Going on my initial experience with the Hornady Lock-N- Load Sonic Cleaner, I’d mix fresh solution for each batch of brass to ensure the best results. After being used to clean cases, pour the used solution out over one of the BACK corners of the tank. This will minimize the possibility of water making contact with the internal electrical components and causing a short. Do not pour the cleaning solution out over the front of the unit. If you won’t be cleaning cases for an extended period of time, empty the tank and rinse it with fresh water before storing it away.
A friend of mine who shoots a Sharps 45-110 with blackpowder loads was driven to distraction trying to clean his fired cases. After using one of these Hornady Sonic Cleaners, he was delirious with joy. He told me that his cases came out pristine and looked like new.

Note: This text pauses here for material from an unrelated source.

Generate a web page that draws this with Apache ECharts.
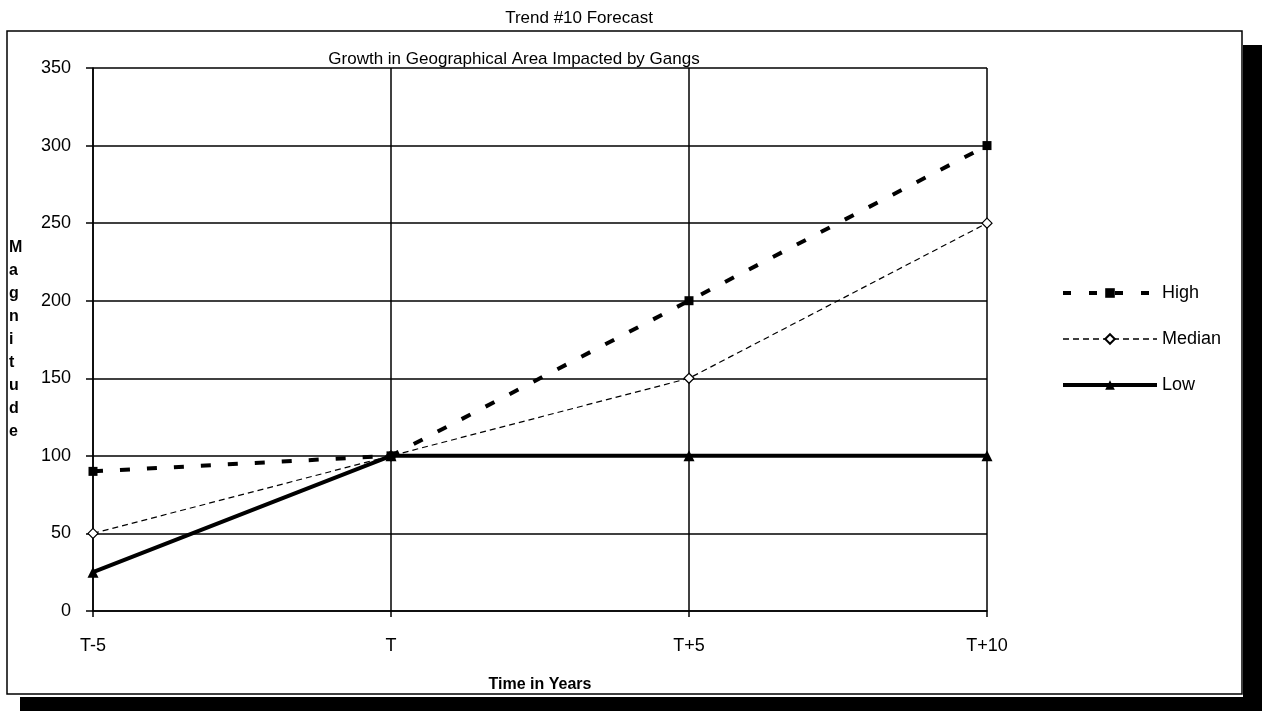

The Hornady Sonic Cleaner can be usd to clean and polish other items such as small gun parts, metallic shooting and reloading equipment. It is great for removing all the crud that accumulates in reloading dies. For this purpose, you can either use distilled water in the tank without any cleaning solution or what is best, a special Sonic Gun Solution available from Hornady. Read and follow the instructions on the cleaning solution bottle, but don’t risk cleaning metal parts in the same solution as brass.
A tumbler-style case cleaner only cleans the outside of your cases and has very little effect upon internal powder residue that’s been cooked-on by heat and pressure. If so, you might want to consider buying the Hornady Sonic Case Cleaner. I found it to be a compact and attractively styled unit that’s simple to use, quiet to operate, easy to clean and not only capable of cleaning brass cases, but also restoring a high percentage of their original finish. Best of all, however, it completes its work in a fraction of the time taken by a the best tumbler.